Cuando los habitantes de Asdod vieron lo que sucedía, dijeron: “No podemos dejar que el Arca del Dios de Israel se quede aquí con nosotros, porque nos está castigando a nosotros y a Dagón, nuestro dios”.
8 Bunun üzerine ulaklar gönderip bütün Filist beylerini çağırttılar ve, “İsrail Tanrısı'nın Sandığı'nı ne yapalım?” diye sordular. Filist beyleri, “İsrail Tanrısı'nın Sandığı Gat'a götürülsün” dediler. Böylece İsrail Tanrısı'nın Sandığı'nı Gat'a götürdüler.

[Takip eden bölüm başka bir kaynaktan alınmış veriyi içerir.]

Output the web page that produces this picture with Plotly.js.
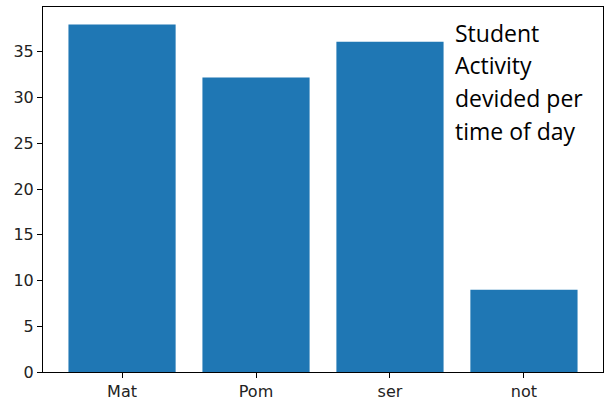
<!DOCTYPE html>
<html>
<head>
<meta charset="utf-8">
<script src="https://cdn.plot.ly/plotly-3.0.1.min.js"></script>
<style>html,body{margin:0;padding:0;background:#fff;}#chart{width:611px;height:410px;}</style>
</head>
<body>
<div id="chart"></div>
<script>
const categories = ["Mat", "Pom", "ser", "not"];
const values = [38, 32.2, 36.1, 9];
const yTicks = [0, 5, 10, 15, 20, 25, 30, 35];
const noteLines = ["Student", "Activity", "devided per", "time of day"];

const W = 611, H = 410;
const margin = {l: 43, r: 8, t: 7, b: 38};
const plotH = H - margin.t - margin.b;
const linePx = [33, 65, 98, 131];

const annotations = noteLines.map((t, i) => ({
  text: t,
  xref: 'x', yref: 'paper',
  x: 2.5, xshift: -4, y: (H - margin.b - linePx[i]) / plotH,
  xanchor: 'left', yanchor: 'middle',
  showarrow: false,
  font: {family: 'Open Sans, Noto Sans, sans-serif', size: 23, color: '#000'}
}));

const trace = {
  type: 'bar',
  x: [0, 1, 2, 3],
  y: values,
  width: 0.8,
  marker: {color: '#1f77b4', line: {width: 0}},
  hoverinfo: 'none'
};

const axisCommon = {
  showline: true, mirror: true, linecolor: '#000', linewidth: 1,
  ticks: 'outside', ticklen: 5, tickwidth: 1, tickcolor: '#000',
  showgrid: false, zeroline: false,
  tickfont: {family: 'DejaVu Sans, sans-serif', size: 16, color: '#222'}
};

const layout = {
  width: W, height: H,
  margin: margin,
  paper_bgcolor: '#fff', plot_bgcolor: '#fff',
  showlegend: false,
  xaxis: Object.assign({}, axisCommon, {
    range: [-0.59, 3.59],
    tickmode: 'array', tickvals: [0, 1, 2, 3], ticktext: categories
  }),
  yaxis: Object.assign({}, axisCommon, {
    range: [0, 39.9],
    tickmode: 'array', tickvals: yTicks, ticktext: yTicks.map(String)
  }),
  annotations: annotations
};

Plotly.newPlot('chart', [trace], layout, {displayModeBar: false, staticPlot: true});
</script>
</body>
</html>
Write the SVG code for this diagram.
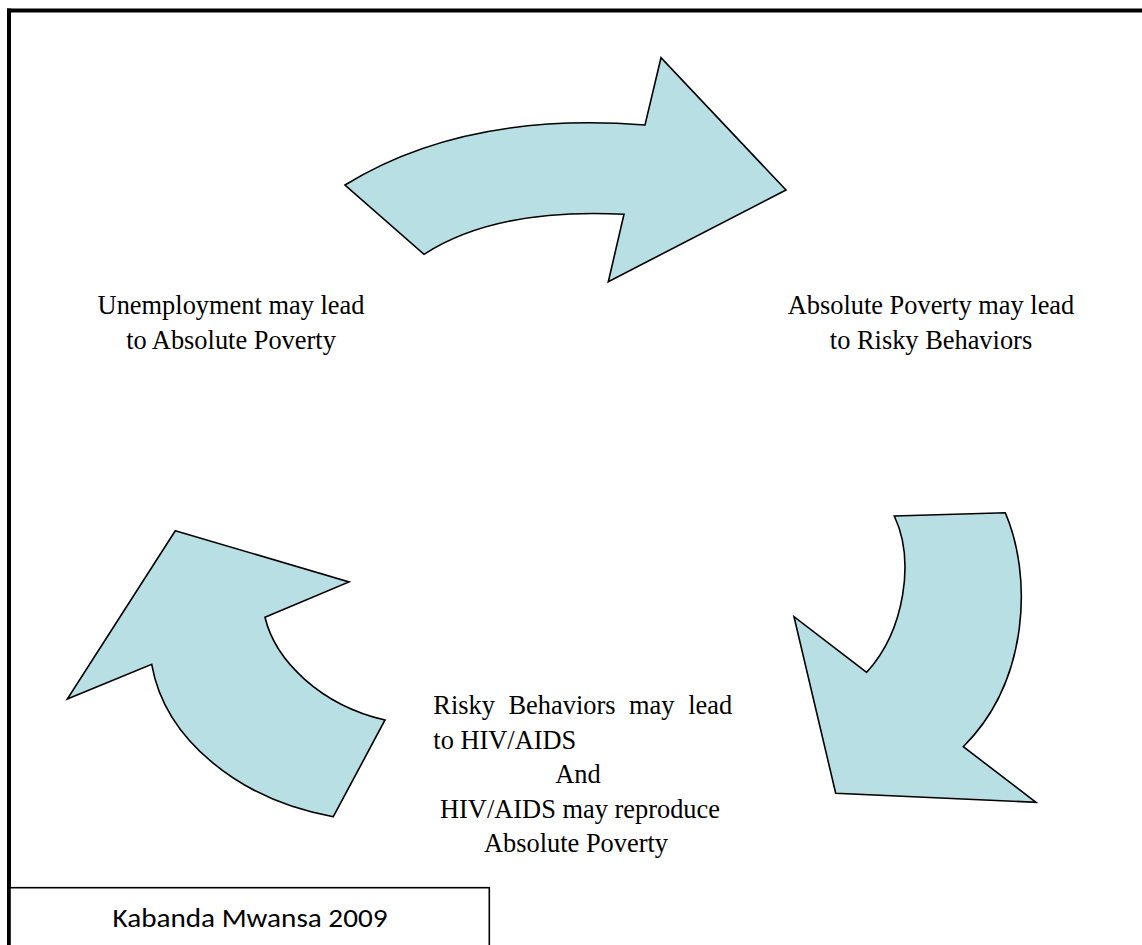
<svg xmlns="http://www.w3.org/2000/svg" width="1142" height="945" viewBox="0 0 1142 945">
  <style>
    .arrow { fill: #B8DFE3; stroke: #000; stroke-width: 1.6; stroke-linejoin: miter; }
    .label { font-family: "Liberation Serif", "Times New Roman", serif; font-size: 26.4px; fill: #000; }
    .mid { text-anchor: middle; }
    .credit { font-family: Carlito, Lato, "Liberation Sans", sans-serif; font-size: 26px; fill: #000; text-anchor: middle; }
  </style>
  <rect x="0" y="0" width="1142" height="945" fill="#fff"/>

  <g id="frame" stroke="#000" stroke-width="4" fill="none">
    <line x1="7" y1="10.5" x2="1142" y2="10.5"/>
    <line x1="9" y1="8.5" x2="9" y2="945"/>
  </g>

  <g id="connectors">
    <path id="arrow-top" class="arrow" d="M345,185 Q465,111 645,125 L661,57.7 L786,190 L608.3,281.7 L624,214.3 Q496,207.7 424,254.3 Z"/>
    <path id="arrow-right" class="arrow" d="M894.3,516 L1005.3,512.7 C1032,575 1030,680 963.3,746.7 L1036,802.3 L835.7,793.3 L794,616.7 L866.7,672.3 C905,630 915,560 894.3,516 Z"/>
    <path id="arrow-left" class="arrow" d="M175.3,530.7 L349,582 L265,617.3 C275,660 320,705 385,720 L333.3,816.7 C240,800 165,740 151.7,664.3 L67.3,699 Z"/>
  </g>

  <g id="node-unemployment">
    <text class="label mid" x="231" y="314">Unemployment may lead</text>
    <text class="label mid" x="231" y="349">to Absolute Poverty</text>
  </g>

  <g id="node-poverty">
    <text class="label mid" x="931" y="314">Absolute Poverty may lead</text>
    <text class="label mid" x="931" y="349">to Risky Behaviors</text>
  </g>

  <g id="node-risky">
    <text class="label" x="433.3" y="714" word-spacing="7">Risky Behaviors may lead</text>
    <text class="label" x="433.3" y="748.5">to HIV/AIDS</text>
    <text class="label mid" x="578" y="783">And</text>
    <text class="label mid" x="580" y="817.5">HIV/AIDS may reproduce</text>
    <text class="label mid" x="576" y="852">Absolute Poverty</text>
  </g>

  <g id="node-credit">
    <rect x="10" y="887.7" width="479.3" height="80" fill="#fff" stroke="#000" stroke-width="1.6"/>
    <text class="credit" x="250" y="927" textLength="275" lengthAdjust="spacingAndGlyphs">Kabanda Mwansa 2009</text>
  </g>
</svg>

Así que mandaron llamar a todos los gobernantes filisteos y les preguntaron: “¿Qué debemos hacer con el Arca del Dios de Israel?” “Lleven el Arca del Dios de Israel a Gat”, respondieron. Así que la trasladaron a Gat.
9 Ama sandık oraya götürüldükten sonra, RAB o kenti de cezalandırdı. Kenti çok büyük bir korku sardı. RAB kent halkını, büyük küçük herkesi urlarla cezalandırdı.
Pero una vez que trasladaron el Arca a Gat, el Señor también actuó contra esa ciudad, sumiéndola en una gran confusión y atacando a la gente de la ciudad, jóvenes y ancianos, con una plaga de hinchazones.
10 Bu yüzden Tanrı'nın Sandığı'nı Ekron'a gönderdiler. Tanrı'nın Sandığı kente girer girmez Ekronlular, “Bizi ve halkımızı yok etmek için İsrail Tanrısı'nın Sandığı'nı bize getirdiler!” diye bağırdılar.
Entonces enviaron el Arca de Dios a Ecrón, pero en cuanto llegó, los dirigentes de Ecrón gritaron: “¡Han trasladado aquí el Arca del Dios de Israel para matarnos a nosotros y a nuestro pueblo!”
11 Bütün Filist beylerini toplayarak, “İsrail Tanrısı'nın Sandığı'nı buradan uzaklaştırın” dediler, “Sandık yerine geri gönderilsin; öyle ki, bizi de halkımızı da yok etmesin.” Çünkü kentin her yanını ölüm korkusu sarmıştı. Tanrı'nın onlara verdiği ceza çok ağırdı.
Así que mandaron llamar a todos los gobernantes filisteos y les dijeron: “Que el Arca del Dios de Israel se vaya, vuelva al lugar de donde vino, porque si no nos va a matar a nosotros y a nuestro pueblo”. La gente moría en toda la ciudad, creando un pánico terrible, pues el castigo de Dios era muy duro.
12 Sağ kalanlarda urlar çıktı. Kent halkının haykırışı göklere yükseldi.
Los que no morían estaban plagados de hinchazones, y el grito de auxilio del pueblo llegaba hasta el cielo.